_What is expected:_
Without the pictures, output the lines of the material from the very first through the one that holds "const seriesColors = ['#c1173f', '#0987c1', '#111111'];".

** BEGIN **

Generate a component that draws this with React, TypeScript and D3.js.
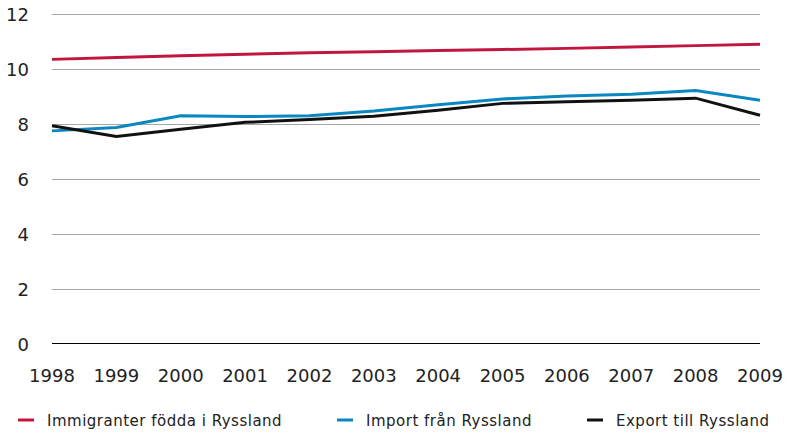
import React, { useEffect, useRef } from 'react';
import * as d3 from 'd3';

const years = [1998, 1999, 2000, 2001, 2002, 2003, 2004, 2005, 2006, 2007, 2008, 2009];
const immigranter = [10.35, 10.42, 10.48, 10.54, 10.59, 10.63, 10.67, 10.71, 10.75, 10.8, 10.85, 10.9];
const importValues = [7.75, 7.87, 8.3, 8.27, 8.3, 8.47, 8.7, 8.91, 9.02, 9.08, 9.22, 8.86];
const exportValues = [7.94, 7.55, 7.81, 8.06, 8.16, 8.28, 8.5, 8.75, 8.81, 8.86, 8.94, 8.32];
const yTicks = [0, 2, 4, 6, 8, 10, 12];

const seriesNames = ['Immigranter födda i Ryssland', 'Import från Ryssland', 'Export till Ryssland'];
const seriesColors = ['#c1173f', '#0987c1', '#111111'];

const App: React.FC = () => {
  const ref = useRef<SVGSVGElement>(null);

  useEffect(() => {
    if (!ref.current) return;
    const svg = d3.select(ref.current);
    svg.selectAll('*').remove();

    const font = '"DejaVu Sans", Verdana, sans-serif';
    const x = d3.scaleLinear().domain([1998, 2009]).range([52, 760]);
    const y = d3.scaleLinear().domain([0, 12]).range([344, 14]);

    // gridlines
    svg.append('g')
      .selectAll('line')
      .data(yTicks.filter(t => t > 0))
      .join('line')
      .attr('x1', 52)
      .attr('x2', 760)
      .attr('y1', d => Math.round(y(d)) + 0.5)
      .attr('y2', d => Math.round(y(d)) + 0.5)
      .style('stroke', '#a6a6a6')
      .style('stroke-width', 1);

    svg.append('line')
      .attr('x1', 52)
      .attr('x2', 760)
      .attr('y1', y(0) - 0.5)
      .attr('y2', y(0) - 0.5)
      .style('stroke', '#000')
      .style('stroke-width', 1);

    // y labels
    svg.append('g')
      .selectAll('text')
      .data(yTicks)
      .join('text')
      .attr('x', 29)
      .attr('y', d => y(d) + 7)
      .attr('text-anchor', 'end')
      .style('font-family', font)
      .style('font-size', '18px')
      .style('fill', '#222')
      .text(d => d);

    // x labels
    svg.append('g')
      .selectAll('text')
      .data(years)
      .join('text')
      .attr('x', d => x(d))
      .attr('y', 382)
      .attr('text-anchor', 'middle')
      .style('font-family', font)
      .style('font-size', '18px')
      .style('fill', '#222')
      .text(d => d);

    const line = d3.line<number>()
      .x((_, i) => x(years[i]))
      .y(d => y(d));

    [immigranter, importValues, exportValues].forEach((vals, i) => {
      svg.append('path')
        .datum(vals)
        .attr('d', line)
        .style('fill', 'none')
        .style('stroke', seriesColors[i])
        .style('stroke-width', 3)
        .style('stroke-linejoin', 'miter');
    });

    // legend
    const legendX = [18, 337, 587];
    const legend = svg.append('g');
    seriesNames.forEach((name, i) => {
      legend.append('line')
        .attr('x1', legendX[i])
        .attr('x2', legendX[i] + 16)
        .attr('y1', 420)
        .attr('y2', 420)
        .style('stroke', seriesColors[i])
        .style('stroke-width', 3);
      legend.append('text')
        .attr('x', legendX[i] + 29)
        .attr('y', 425.5)
        .style('font-family', font)
        .style('font-size', '15px')
        .style('letter-spacing', '0.5px')
        .style('fill', '#222')
        .text(name);
    });
  }, []);

  return (
    <div style={{ position: 'absolute', left: 0, top: 0 }}>
      <svg ref={ref} width={791} height={433} style={{ display: 'block', background: '#fff' }} />
    </div>
  );
};

export default App;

** END **

_Solved problem:_
Generate a component that draws this with React, TypeScript and D3.js.
import React, { useEffect, useRef } from 'react';
import * as d3 from 'd3';

const years = [1998, 1999, 2000, 2001, 2002, 2003, 2004, 2005, 2006, 2007, 2008, 2009];
const immigranter = [10.35, 10.42, 10.48, 10.54, 10.59, 10.63, 10.67, 10.71, 10.75, 10.8, 10.85, 10.9];
const importValues = [7.75, 7.87, 8.3, 8.27, 8.3, 8.47, 8.7, 8.91, 9.02, 9.08, 9.22, 8.86];
const exportValues = [7.94, 7.55, 7.81, 8.06, 8.16, 8.28, 8.5, 8.75, 8.81, 8.86, 8.94, 8.32];
const yTicks = [0, 2, 4, 6, 8, 10, 12];

const seriesNames = ['Immigranter födda i Ryssland', 'Import från Ryssland', 'Export till Ryssland'];
const seriesColors = ['#c1173f', '#0987c1', '#111111'];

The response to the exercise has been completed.